**Exercise details:**
Will you repeat only the lines from the one with "Clone this chart in Apache ECharts." through the one with "const tradeC = tradeAB.concat(['6/5/2014']);", both included, leaving every picture out?

**The records:**
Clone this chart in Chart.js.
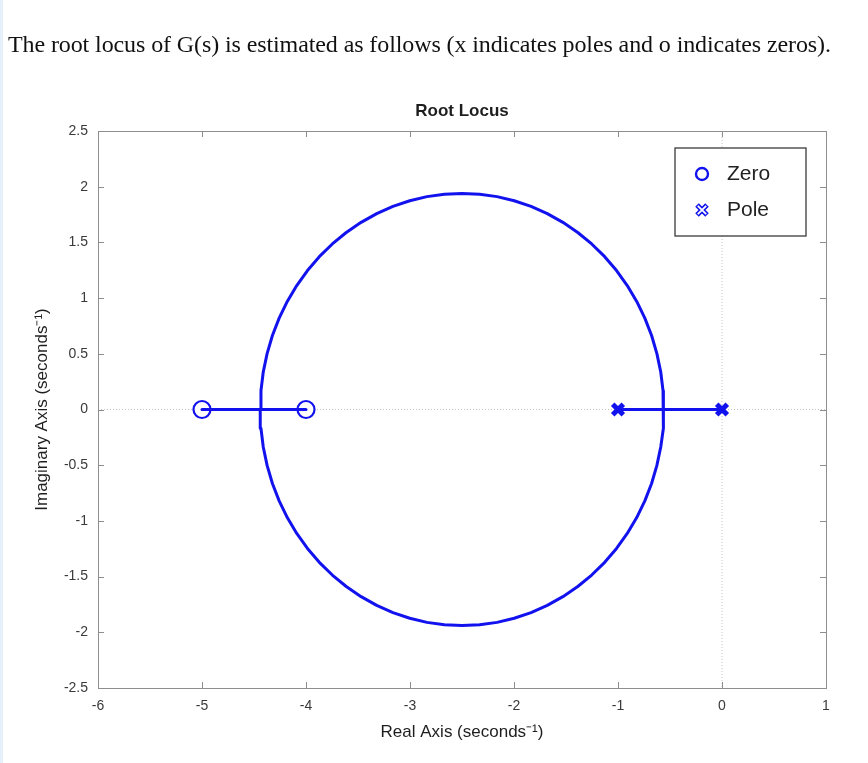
==
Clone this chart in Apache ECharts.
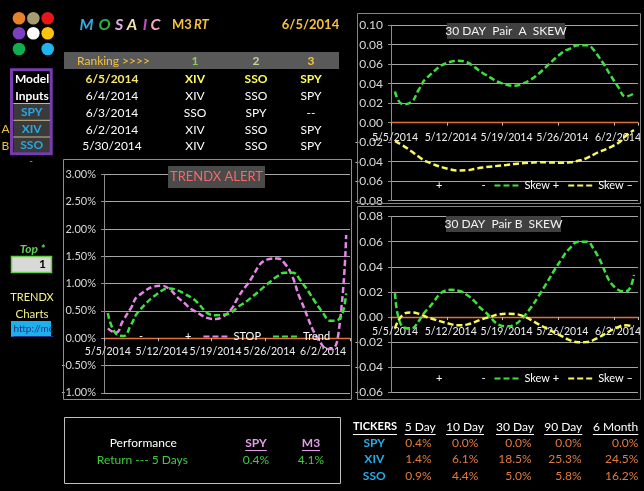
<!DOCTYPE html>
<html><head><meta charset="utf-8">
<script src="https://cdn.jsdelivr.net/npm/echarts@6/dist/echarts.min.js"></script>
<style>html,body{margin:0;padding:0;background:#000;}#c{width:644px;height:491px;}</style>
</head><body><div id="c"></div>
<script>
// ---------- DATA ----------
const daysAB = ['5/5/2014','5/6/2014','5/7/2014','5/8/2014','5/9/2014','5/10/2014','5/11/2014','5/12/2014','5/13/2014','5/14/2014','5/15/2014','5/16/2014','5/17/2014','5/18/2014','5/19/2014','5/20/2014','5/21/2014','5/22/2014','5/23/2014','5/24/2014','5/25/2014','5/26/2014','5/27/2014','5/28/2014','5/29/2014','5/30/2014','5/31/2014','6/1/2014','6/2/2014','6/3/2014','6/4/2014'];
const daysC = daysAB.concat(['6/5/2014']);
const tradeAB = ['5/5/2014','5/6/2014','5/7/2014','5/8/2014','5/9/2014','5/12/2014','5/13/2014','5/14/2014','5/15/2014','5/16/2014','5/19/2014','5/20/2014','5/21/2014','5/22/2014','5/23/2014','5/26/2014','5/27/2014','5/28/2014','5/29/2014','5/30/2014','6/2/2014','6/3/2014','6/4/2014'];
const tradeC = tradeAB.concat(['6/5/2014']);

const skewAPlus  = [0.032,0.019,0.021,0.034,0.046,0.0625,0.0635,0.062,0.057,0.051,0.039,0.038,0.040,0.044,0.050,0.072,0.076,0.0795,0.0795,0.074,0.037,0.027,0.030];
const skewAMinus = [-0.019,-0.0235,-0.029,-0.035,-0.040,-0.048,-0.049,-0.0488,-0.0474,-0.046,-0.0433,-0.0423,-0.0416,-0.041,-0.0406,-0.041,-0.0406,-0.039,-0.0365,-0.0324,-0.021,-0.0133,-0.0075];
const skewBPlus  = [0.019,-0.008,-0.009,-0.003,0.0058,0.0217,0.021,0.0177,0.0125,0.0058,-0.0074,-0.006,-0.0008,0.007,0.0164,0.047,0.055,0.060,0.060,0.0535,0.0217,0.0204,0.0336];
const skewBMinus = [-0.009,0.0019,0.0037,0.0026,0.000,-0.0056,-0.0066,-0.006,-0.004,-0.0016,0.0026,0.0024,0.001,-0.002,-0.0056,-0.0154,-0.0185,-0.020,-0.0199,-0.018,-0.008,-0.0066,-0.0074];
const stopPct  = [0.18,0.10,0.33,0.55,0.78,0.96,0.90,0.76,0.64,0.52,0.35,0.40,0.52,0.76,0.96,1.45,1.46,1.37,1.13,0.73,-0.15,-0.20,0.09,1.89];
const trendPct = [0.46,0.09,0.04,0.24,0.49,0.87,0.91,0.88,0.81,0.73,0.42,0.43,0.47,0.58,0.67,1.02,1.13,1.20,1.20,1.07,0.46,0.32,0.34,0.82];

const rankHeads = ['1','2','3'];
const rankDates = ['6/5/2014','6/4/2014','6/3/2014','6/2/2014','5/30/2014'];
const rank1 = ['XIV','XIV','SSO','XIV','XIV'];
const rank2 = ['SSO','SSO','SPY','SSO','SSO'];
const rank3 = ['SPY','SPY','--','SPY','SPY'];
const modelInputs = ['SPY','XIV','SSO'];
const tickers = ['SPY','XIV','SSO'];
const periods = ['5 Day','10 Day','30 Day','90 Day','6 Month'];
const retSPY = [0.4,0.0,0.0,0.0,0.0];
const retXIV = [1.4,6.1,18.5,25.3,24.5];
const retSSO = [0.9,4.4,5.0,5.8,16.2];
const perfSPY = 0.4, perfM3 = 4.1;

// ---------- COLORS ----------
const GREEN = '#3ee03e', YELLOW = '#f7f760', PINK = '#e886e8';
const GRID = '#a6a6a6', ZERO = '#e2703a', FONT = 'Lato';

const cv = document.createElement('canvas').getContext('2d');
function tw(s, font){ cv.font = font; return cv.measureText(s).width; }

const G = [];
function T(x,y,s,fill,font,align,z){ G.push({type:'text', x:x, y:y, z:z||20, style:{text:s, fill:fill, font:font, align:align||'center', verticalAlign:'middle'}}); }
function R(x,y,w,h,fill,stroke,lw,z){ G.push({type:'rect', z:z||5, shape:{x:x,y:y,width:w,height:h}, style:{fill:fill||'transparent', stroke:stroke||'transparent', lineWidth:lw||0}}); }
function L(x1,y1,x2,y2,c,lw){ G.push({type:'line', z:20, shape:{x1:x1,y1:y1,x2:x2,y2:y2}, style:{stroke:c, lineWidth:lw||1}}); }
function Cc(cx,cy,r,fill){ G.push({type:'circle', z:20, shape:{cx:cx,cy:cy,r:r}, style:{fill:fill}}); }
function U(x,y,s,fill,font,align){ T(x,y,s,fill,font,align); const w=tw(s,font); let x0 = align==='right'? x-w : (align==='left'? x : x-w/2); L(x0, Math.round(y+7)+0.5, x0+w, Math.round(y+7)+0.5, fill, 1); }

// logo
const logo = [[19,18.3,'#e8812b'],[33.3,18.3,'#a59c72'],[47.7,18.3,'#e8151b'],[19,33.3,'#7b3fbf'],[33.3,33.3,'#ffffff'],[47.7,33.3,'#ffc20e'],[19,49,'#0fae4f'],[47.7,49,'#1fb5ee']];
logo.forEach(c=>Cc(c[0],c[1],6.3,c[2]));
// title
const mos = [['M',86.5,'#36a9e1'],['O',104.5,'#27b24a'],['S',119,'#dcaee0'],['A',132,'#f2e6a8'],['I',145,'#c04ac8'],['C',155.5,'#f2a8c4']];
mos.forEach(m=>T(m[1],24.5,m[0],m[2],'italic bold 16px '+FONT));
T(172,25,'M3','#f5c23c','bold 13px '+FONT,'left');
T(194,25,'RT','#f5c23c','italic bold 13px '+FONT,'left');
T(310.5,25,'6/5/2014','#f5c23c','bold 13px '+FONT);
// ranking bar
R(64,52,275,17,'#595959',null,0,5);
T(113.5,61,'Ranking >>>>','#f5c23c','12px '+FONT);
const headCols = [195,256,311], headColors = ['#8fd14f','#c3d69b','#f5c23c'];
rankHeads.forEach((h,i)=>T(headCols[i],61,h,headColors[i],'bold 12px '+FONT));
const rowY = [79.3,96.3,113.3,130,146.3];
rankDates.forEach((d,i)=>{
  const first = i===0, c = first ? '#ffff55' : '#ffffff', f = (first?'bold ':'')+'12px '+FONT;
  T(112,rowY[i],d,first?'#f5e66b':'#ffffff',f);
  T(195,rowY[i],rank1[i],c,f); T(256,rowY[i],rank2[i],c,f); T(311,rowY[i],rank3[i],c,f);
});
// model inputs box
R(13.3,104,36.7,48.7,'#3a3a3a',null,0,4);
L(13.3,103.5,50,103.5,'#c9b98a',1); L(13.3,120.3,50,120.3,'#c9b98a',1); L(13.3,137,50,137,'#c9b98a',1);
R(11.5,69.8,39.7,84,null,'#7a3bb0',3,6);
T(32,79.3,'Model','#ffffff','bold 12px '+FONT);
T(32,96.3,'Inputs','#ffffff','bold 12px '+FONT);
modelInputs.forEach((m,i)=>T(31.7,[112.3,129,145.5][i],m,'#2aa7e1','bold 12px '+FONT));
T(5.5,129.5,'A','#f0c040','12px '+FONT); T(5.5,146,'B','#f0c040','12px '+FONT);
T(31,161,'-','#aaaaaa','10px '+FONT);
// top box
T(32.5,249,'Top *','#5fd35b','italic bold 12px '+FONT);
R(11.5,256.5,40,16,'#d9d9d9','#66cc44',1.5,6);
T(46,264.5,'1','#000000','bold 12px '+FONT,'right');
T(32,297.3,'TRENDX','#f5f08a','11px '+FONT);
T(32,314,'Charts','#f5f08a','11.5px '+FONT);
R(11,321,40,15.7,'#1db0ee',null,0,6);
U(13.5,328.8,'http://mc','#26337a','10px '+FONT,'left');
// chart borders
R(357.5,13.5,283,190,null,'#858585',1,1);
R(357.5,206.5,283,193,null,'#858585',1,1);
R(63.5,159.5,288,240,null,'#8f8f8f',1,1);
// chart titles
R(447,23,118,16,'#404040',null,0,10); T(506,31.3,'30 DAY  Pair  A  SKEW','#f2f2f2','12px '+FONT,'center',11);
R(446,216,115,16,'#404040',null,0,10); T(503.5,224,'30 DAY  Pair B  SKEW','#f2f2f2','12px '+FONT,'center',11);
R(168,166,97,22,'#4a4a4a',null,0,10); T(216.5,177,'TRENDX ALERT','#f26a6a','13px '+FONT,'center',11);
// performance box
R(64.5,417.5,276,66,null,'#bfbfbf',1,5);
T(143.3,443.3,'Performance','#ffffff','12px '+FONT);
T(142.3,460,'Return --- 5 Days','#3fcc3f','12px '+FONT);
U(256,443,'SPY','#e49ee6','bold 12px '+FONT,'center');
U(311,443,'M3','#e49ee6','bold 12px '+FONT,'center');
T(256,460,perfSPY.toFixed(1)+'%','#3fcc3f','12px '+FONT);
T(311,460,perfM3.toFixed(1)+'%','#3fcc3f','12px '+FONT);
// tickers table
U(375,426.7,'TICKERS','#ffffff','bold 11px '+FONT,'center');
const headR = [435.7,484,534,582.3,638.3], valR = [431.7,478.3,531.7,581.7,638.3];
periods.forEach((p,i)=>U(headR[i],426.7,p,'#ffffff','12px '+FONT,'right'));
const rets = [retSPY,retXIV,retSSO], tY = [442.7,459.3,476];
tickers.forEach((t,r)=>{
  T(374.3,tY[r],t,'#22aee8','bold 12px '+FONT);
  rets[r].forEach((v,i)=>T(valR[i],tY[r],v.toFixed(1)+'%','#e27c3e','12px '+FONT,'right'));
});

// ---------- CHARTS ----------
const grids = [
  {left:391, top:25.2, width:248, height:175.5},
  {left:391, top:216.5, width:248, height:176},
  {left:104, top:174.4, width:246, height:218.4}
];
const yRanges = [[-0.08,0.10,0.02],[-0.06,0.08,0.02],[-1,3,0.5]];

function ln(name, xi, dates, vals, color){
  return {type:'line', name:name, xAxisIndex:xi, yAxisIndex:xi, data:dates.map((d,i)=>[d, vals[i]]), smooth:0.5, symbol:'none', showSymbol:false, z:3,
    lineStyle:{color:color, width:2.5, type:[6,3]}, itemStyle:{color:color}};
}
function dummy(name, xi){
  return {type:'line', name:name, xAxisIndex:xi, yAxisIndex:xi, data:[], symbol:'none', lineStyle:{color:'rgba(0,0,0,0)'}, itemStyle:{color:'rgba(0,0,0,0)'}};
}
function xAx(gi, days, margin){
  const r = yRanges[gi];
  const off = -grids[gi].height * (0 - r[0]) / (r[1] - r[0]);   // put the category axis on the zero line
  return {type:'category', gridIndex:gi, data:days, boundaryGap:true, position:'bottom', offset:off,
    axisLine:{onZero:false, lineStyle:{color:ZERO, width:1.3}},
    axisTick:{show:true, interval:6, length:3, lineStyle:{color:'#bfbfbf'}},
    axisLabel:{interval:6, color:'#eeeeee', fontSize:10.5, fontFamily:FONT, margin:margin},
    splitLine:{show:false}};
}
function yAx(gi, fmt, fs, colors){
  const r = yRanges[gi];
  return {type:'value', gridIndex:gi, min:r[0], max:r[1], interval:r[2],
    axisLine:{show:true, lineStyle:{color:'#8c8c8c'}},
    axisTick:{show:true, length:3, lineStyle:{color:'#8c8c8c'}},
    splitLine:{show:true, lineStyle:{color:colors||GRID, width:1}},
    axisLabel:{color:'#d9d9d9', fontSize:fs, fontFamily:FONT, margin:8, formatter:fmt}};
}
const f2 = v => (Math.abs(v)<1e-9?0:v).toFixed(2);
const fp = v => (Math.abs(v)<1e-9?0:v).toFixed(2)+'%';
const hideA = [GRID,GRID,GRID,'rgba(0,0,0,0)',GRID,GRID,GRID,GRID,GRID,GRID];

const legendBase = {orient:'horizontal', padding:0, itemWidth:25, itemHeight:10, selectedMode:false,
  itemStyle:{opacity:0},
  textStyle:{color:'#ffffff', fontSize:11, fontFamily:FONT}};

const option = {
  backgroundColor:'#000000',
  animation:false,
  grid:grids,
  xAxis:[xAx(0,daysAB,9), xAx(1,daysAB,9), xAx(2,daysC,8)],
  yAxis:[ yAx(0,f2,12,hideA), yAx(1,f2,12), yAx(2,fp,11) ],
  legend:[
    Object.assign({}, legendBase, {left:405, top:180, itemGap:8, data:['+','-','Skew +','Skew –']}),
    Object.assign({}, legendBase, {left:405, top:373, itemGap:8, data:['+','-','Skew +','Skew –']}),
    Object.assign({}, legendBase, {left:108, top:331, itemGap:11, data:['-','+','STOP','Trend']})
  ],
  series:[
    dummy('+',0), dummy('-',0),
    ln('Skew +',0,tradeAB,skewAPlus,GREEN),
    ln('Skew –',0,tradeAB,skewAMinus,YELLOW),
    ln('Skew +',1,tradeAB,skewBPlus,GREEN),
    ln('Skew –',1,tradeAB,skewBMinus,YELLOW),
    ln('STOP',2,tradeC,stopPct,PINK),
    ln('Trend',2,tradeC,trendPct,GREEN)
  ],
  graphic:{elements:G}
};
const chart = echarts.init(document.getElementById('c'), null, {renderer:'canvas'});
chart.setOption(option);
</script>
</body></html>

**Task result:**
Clone this chart in Apache ECharts.
<!DOCTYPE html>
<html><head><meta charset="utf-8">
<script src="https://cdn.jsdelivr.net/npm/echarts@6/dist/echarts.min.js"></script>
<style>html,body{margin:0;padding:0;background:#000;}#c{width:644px;height:491px;}</style>
</head><body><div id="c"></div>
<script>
// ---------- DATA ----------
const daysAB = ['5/5/2014','5/6/2014','5/7/2014','5/8/2014','5/9/2014','5/10/2014','5/11/2014','5/12/2014','5/13/2014','5/14/2014','5/15/2014','5/16/2014','5/17/2014','5/18/2014','5/19/2014','5/20/2014','5/21/2014','5/22/2014','5/23/2014','5/24/2014','5/25/2014','5/26/2014','5/27/2014','5/28/2014','5/29/2014','5/30/2014','5/31/2014','6/1/2014','6/2/2014','6/3/2014','6/4/2014'];
const daysC = daysAB.concat(['6/5/2014']);
const tradeAB = ['5/5/2014','5/6/2014','5/7/2014','5/8/2014','5/9/2014','5/12/2014','5/13/2014','5/14/2014','5/15/2014','5/16/2014','5/19/2014','5/20/2014','5/21/2014','5/22/2014','5/23/2014','5/26/2014','5/27/2014','5/28/2014','5/29/2014','5/30/2014','6/2/2014','6/3/2014','6/4/2014'];
const tradeC = tradeAB.concat(['6/5/2014']);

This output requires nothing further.